Ipswich Knights life member Rob Hughes (left) with president Troy Beahan outside the Knights clubhouse which has to be knocked down due to flood damage.
Ipswich Knights life member Rob Hughes (left) with president Troy Beahan outside the Knights clubhouse which has to be knocked down due to flood damage. Sarah Harvey

Knights clubhouse destroyed

FOR outsiders it may not be the prettiest thing to look at, but for Ipswich Knights and Coalstars faithful it holds decades of footballing memories – both happy and sad.

The fears of those who have put years of blood, sweat and tears into keeping the Bundamba club alive were realised this week, when it was confirmed the clubhouse, part of which is more than 30 years old, will be demolished.

Despite withstanding serious flood damage in 2008 and 2009, the brick building has been left in a condemned state after last month’s inundation, which reached a height of about three metres in the newer, upper section.

For Ipswich Knights life member Rob Hughes, the decision to knock the clubhouse down was understandable but still heartbreaking.

Mr Hughes has been associated with the club since 1960, when at the age of 16 he made his senior football debut with what was then known as Blackstone Rovers.
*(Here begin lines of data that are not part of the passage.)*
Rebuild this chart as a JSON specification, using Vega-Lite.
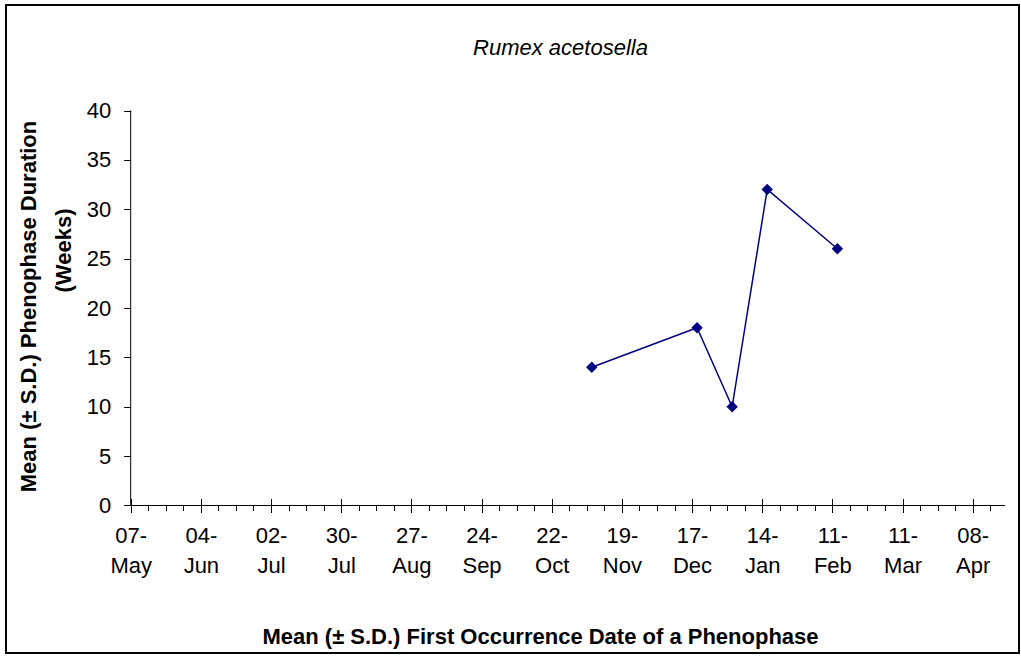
{
  "$schema": "https://vega.github.io/schema/vega-lite/v6.json",
  "autosize": {"type": "none"},
  "width": 1013,
  "height": 648,
  "padding": {"left": 6, "top": 5, "right": 2, "bottom": 3},
  "background": "white",
  "config": {
    "view": {"stroke": "#000", "strokeWidth": 2},
    "font": "Liberation Sans",
    "axis": {
      "domain": false,
      "grid": false,
      "tickColor": "#000",
      "tickWidth": 1,
      "labelFont": "Liberation Sans",
      "labelFontSize": 22,
      "labelColor": "#000",
      "titleFont": "Liberation Sans",
      "titleFontSize": 22,
      "titleFontWeight": "bold",
      "titleColor": "#000"
    }
  },
  "title": {
    "text": "Rumex acetosella",
    "font": "Liberation Sans",
    "fontSize": 22,
    "fontStyle": "italic",
    "fontWeight": "normal",
    "color": "#000",
    "anchor": "middle",
    "frame": "group",
    "offset": 0,
    "baseline": "alphabetic",
    "dx": 48,
    "dy": 72
  },
  "data": {
    "values": [
      {"date": "2001-11-07", "weeks": 14},
      {"date": "2001-12-19", "weeks": 18},
      {"date": "2002-01-02", "weeks": 10},
      {"date": "2002-01-16", "weeks": 32},
      {"date": "2002-02-13", "weeks": 26}
    ]
  },
  "layer": [
    {
      "data": {"values": [{}]},
      "mark": {"type": "rule", "color": "#000", "strokeWidth": 1},
      "encoding": {
        "x": {"datum": 989193600000, "type": "temporal", "axis": null},
        "x2": {"datum": 1019338560000},
        "y": {"datum": 0, "type": "quantitative", "axis": null}
      }
    },
    {
      "data": {"values": [{}]},
      "mark": {"type": "rule", "color": "#000", "strokeWidth": 1},
      "encoding": {
        "x": {"datum": 989193600000, "type": "temporal", "axis": null},
        "y": {"datum": 0, "type": "quantitative", "axis": null},
        "y2": {"datum": 40}
      }
    },
    {
      "mark": {"type": "line", "color": "#000080", "strokeWidth": 1.5},
      "encoding": {
        "x": {
          "field": "date",
          "type": "temporal",
          "scale": {"type": "utc", "domain": [984894336000, 1019819808000]},
          "axis": {
            "orient": "bottom",
            "offset": -147.5,
            "labels": false,
            "title": null,
            "tickSize": 5,
            "values": [989193600000, 989798400000, 990403200000, 991008000000, 991612800000, 992217600000, 992822400000, 993427200000, 994032000000, 994636800000, 995241600000, 995846400000, 996451200000, 997056000000, 997660800000, 998265600000, 998870400000, 999475200000, 1000080000000, 1000684800000, 1001289600000, 1001894400000, 1002499200000, 1003104000000, 1003708800000, 1004313600000, 1004918400000, 1005523200000, 1006128000000, 1006732800000, 1007337600000, 1007942400000, 1008547200000, 1009152000000, 1009756800000, 1010361600000, 1010966400000, 1011571200000, 1012176000000, 1012780800000, 1013385600000, 1013990400000, 1014595200000, 1015200000000, 1015804800000, 1016409600000, 1017014400000, 1017619200000, 1018224000000, 1018828800000]
          }
        },
        "y": {
          "field": "weeks",
          "type": "quantitative",
          "scale": {"domain": [-14.937, 50.684], "nice": false, "zero": false},
          "axis": {
            "orient": "left",
            "offset": 0,
            "labels": false,
            "ticks": false,
            "title": "(Weeks)",
            "titleX": 57,
            "titleY": 245,
            "titleAngle": -90,
            "titleAlign": "center",
            "titleBaseline": "middle"
          }
        }
      }
    },
    {
      "mark": {"type": "point", "shape": "diamond", "filled": true, "size": 130, "color": "#000080", "opacity": 1},
      "encoding": {
        "x": {
          "field": "date",
          "type": "temporal",
          "axis": {
            "orient": "bottom",
            "offset": -154.5,
            "tickSize": 14,
            "labelPadding": 13,
            "labelAlign": "center",
            "labelBaseline": "top",
            "labelLineHeight": 30,
            "labelExpr": "[utcFormat(datum.value, '%d-'), utcFormat(datum.value, '%b')]",
            "values": [989193600000, 991612800000, 994032000000, 996451200000, 998870400000, 1001289600000, 1003708800000, 1006128000000, 1008547200000, 1010966400000, 1013385600000, 1015804800000, 1018224000000],
            "title": "Mean (± S.D.) First Occurrence Date of a Phenophase",
            "titleX": 534,
            "titleY": 137.5,
            "titleAngle": 0,
            "titleAlign": "center",
            "titleBaseline": "middle"
          }
        },
        "y": {
          "field": "weeks",
          "type": "quantitative",
          "axis": {
            "orient": "left",
            "offset": -124.7,
            "values": [0, 5, 10, 15, 20, 25, 30, 35, 40],
            "tickSize": 7,
            "labelPadding": 13,
            "labelAlign": "right",
            "labelBaseline": "middle",
            "title": "Mean (± S.D.) Phenophase Duration",
            "titleX": -102.2,
            "titleY": 301,
            "titleAngle": -90,
            "titleAlign": "center",
            "titleBaseline": "middle"
          }
        }
      }
    }
  ],
  "resolve": {"axis": {"x": "independent", "y": "independent"}}
}
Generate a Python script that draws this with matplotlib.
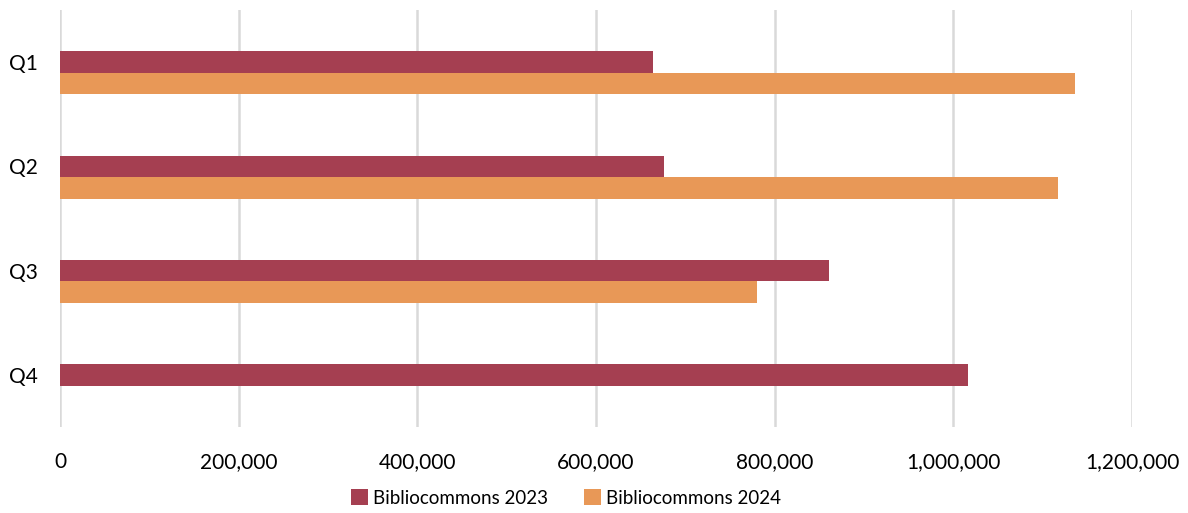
import matplotlib
matplotlib.use("Agg")
import matplotlib.pyplot as plt
import numpy as np
from matplotlib.ticker import FuncFormatter

quarters = ["Q1", "Q2", "Q3", "Q4"]
series_names = ["Bibliocommons 2023", "Bibliocommons 2024"]
values_2023 = [664000, 676000, 861000, 1016000]
values_2024 = [1136000, 1117000, 780000, 0]
colors = ["#A53F51", "#E89857"]
x_ticks = [0, 200000, 400000, 600000, 800000, 1000000, 1200000]

plt.rcParams["font.family"] = ["Lato", "DejaVu Sans"]

fig = plt.figure(figsize=(11.88, 5.13), dpi=100)
ax = fig.add_axes([0.0505, 0.1676, 0.9025, 0.8129])

pos = np.arange(len(quarters))
h = 0.206
ax.barh(pos, values_2023, height=h, color=colors[0], label=series_names[0], zorder=3)
ax.barh(pos + h, values_2024, height=h, color=colors[1], label=series_names[1], zorder=3)

ax.set_ylim(len(quarters) - 0.5, -0.5)
ax.set_xlim(0, 1200000)
ax.set_yticks(pos)
ax.set_yticklabels(quarters)
ax.set_xticks(x_ticks)
ax.xaxis.set_major_formatter(FuncFormatter(lambda v, p: f"{int(v):,}"))

ax.grid(axis="x", color="#D9D9D9", linewidth=1.8, zorder=0)
for s in ax.spines.values():
    s.set_visible(False)
ax.tick_params(axis="both", length=0, labelsize=15, colors="#000000")
ax.tick_params(axis="x", pad=18)
ax.tick_params(axis="y", pad=16)

fig.legend(loc="center", bbox_to_anchor=(566 / 1188, 1 - 498 / 513), ncol=2,
           frameon=False, fontsize=13.5, handlelength=0.9, handleheight=0.9,
           handletextpad=0.3, columnspacing=1.9, borderaxespad=0)

fig.savefig("out.png", dpi=100)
He was also part of the original Coalstars team in 1964 and has been a passionate volunteer at the club over the years, including after the merger with St Helens in 1998 – the year the Ipswich Knights Soccer Club was born.

“I don’t think I will want to be here when it gets knocked down,” Mr Hughes said.

“I’m not the only one who will be emotional when the day comes either. Over the years we’ve done a lot of work around here.”

The lower, older block section of the clubhouse was built in the mid-1970s. A group of players put the dressing rooms up themselves.

The newer part of the clubhouse was built on a federal grant in the late 1980s and was officially opened in 1988.

“It was a big deal at the time – $700,000 or $800,000,” Mr Hughes said.

“It was built by people on an unemployment scheme. We thought it was fantastic.”

Ipswich Knights lease the facility from Ipswich City Council, which ultimately had the say on the clubhouse’s fate.

Club president Troy Beahan said the committee was yet to see plans for the new clubhouse.

Players, fans and officials will have to get by with demountable buildings until a new clubhouse can be built.

Ipswich Knights club members are planning to have a final drink in the clubhouse before it is demolished. Anyone associated with the club over the years can attend. A date for this event is yet to be confirmed.